Task instructions:
Extract from the entries below, exactly as given, only the lines from the line containing "Rebuild this chart" to the line containing "const y = d3.scaleLinear().domain([0,0.6]).range([184,47.5]);", both lines included.

Information shown:
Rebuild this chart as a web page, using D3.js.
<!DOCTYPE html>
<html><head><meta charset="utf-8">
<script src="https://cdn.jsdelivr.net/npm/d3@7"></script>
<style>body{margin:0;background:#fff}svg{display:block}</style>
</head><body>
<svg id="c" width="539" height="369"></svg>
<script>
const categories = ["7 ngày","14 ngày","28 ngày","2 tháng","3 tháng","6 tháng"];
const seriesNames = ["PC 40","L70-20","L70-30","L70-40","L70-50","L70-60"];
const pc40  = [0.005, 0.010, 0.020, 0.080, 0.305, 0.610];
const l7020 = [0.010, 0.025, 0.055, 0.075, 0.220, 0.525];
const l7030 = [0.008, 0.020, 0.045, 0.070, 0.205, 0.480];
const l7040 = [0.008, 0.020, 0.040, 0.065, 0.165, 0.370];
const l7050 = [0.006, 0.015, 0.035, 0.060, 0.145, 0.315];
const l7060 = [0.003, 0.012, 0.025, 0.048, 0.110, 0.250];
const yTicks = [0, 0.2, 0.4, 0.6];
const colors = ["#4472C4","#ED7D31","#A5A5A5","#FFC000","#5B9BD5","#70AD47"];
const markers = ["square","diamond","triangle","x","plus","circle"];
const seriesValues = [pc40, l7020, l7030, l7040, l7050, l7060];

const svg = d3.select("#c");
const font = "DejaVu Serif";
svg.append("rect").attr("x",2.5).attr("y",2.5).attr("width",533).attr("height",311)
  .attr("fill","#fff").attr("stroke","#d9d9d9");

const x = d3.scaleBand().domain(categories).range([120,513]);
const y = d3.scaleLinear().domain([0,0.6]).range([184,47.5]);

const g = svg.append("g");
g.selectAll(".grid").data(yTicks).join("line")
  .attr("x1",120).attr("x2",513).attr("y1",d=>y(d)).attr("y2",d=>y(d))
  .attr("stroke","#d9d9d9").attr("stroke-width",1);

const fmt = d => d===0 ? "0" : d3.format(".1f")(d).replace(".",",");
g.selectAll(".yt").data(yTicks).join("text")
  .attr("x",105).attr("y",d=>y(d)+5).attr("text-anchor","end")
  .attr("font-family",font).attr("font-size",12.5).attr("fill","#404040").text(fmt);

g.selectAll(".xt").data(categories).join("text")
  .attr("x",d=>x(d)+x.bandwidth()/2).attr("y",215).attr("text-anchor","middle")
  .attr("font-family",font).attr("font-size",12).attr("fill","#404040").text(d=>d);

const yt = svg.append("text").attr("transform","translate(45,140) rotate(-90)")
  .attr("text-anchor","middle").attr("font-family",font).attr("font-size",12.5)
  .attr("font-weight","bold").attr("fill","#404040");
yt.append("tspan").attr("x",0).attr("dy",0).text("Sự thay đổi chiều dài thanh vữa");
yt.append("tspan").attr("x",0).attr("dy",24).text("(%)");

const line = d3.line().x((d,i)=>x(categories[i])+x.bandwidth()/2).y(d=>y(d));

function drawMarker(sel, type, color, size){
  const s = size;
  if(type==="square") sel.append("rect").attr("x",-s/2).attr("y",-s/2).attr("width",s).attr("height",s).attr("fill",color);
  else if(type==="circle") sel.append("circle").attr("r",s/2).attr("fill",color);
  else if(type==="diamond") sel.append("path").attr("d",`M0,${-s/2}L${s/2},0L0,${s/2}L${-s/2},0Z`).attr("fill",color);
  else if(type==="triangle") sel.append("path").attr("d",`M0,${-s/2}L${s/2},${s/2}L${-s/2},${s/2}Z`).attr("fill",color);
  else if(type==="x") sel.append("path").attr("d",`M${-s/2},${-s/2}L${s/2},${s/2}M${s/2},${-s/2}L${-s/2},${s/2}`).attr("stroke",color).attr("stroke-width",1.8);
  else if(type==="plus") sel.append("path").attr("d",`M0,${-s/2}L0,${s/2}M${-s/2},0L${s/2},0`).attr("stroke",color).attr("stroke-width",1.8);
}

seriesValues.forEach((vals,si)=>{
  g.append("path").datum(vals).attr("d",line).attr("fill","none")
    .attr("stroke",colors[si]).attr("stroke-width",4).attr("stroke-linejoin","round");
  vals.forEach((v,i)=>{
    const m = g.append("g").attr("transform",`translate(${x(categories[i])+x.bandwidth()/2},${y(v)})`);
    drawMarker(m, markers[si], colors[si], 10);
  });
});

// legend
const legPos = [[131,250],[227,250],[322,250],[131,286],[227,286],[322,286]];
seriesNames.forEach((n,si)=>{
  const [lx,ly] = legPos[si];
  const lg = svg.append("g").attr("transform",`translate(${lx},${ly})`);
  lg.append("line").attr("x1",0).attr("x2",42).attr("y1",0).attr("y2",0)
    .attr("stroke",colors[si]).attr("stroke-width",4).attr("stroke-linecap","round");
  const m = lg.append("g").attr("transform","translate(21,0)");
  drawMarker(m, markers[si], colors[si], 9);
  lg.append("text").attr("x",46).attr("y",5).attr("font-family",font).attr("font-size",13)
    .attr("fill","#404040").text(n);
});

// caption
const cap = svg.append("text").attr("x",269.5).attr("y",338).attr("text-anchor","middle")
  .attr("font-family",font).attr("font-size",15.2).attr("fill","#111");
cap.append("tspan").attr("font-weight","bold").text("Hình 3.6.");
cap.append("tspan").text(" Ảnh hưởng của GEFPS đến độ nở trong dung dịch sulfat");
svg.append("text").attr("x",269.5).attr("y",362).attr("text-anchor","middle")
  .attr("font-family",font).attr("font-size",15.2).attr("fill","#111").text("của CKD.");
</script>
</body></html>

...

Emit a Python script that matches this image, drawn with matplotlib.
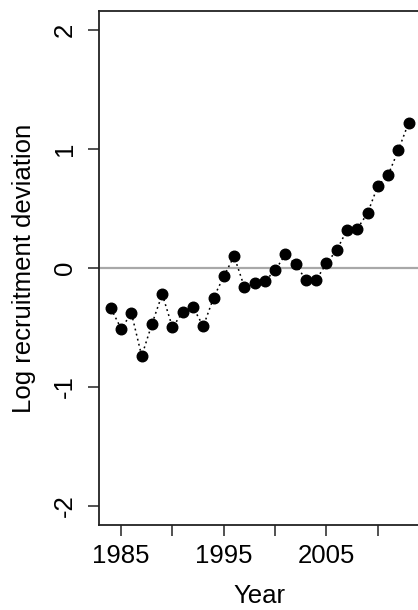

Exercise answer:
Rebuild this chart as a web page, using D3.js.
<!DOCTYPE html>
<html><head><meta charset="utf-8">
<script src="https://cdn.jsdelivr.net/npm/d3@7"></script>
<style>body{margin:0;background:#fff}svg{display:block}</style>
</head><body>
<svg id="c" width="539" height="369"></svg>
<script>
const categories = ["7 ngày","14 ngày","28 ngày","2 tháng","3 tháng","6 tháng"];
const seriesNames = ["PC 40","L70-20","L70-30","L70-40","L70-50","L70-60"];
const pc40  = [0.005, 0.010, 0.020, 0.080, 0.305, 0.610];
const l7020 = [0.010, 0.025, 0.055, 0.075, 0.220, 0.525];
const l7030 = [0.008, 0.020, 0.045, 0.070, 0.205, 0.480];
const l7040 = [0.008, 0.020, 0.040, 0.065, 0.165, 0.370];
const l7050 = [0.006, 0.015, 0.035, 0.060, 0.145, 0.315];
const l7060 = [0.003, 0.012, 0.025, 0.048, 0.110, 0.250];
const yTicks = [0, 0.2, 0.4, 0.6];
const colors = ["#4472C4","#ED7D31","#A5A5A5","#FFC000","#5B9BD5","#70AD47"];
const markers = ["square","diamond","triangle","x","plus","circle"];
const seriesValues = [pc40, l7020, l7030, l7040, l7050, l7060];

const svg = d3.select("#c");
const font = "DejaVu Serif";
svg.append("rect").attr("x",2.5).attr("y",2.5).attr("width",533).attr("height",311)
  .attr("fill","#fff").attr("stroke","#d9d9d9");

const x = d3.scaleBand().domain(categories).range([120,513]);
const y = d3.scaleLinear().domain([0,0.6]).range([184,47.5]);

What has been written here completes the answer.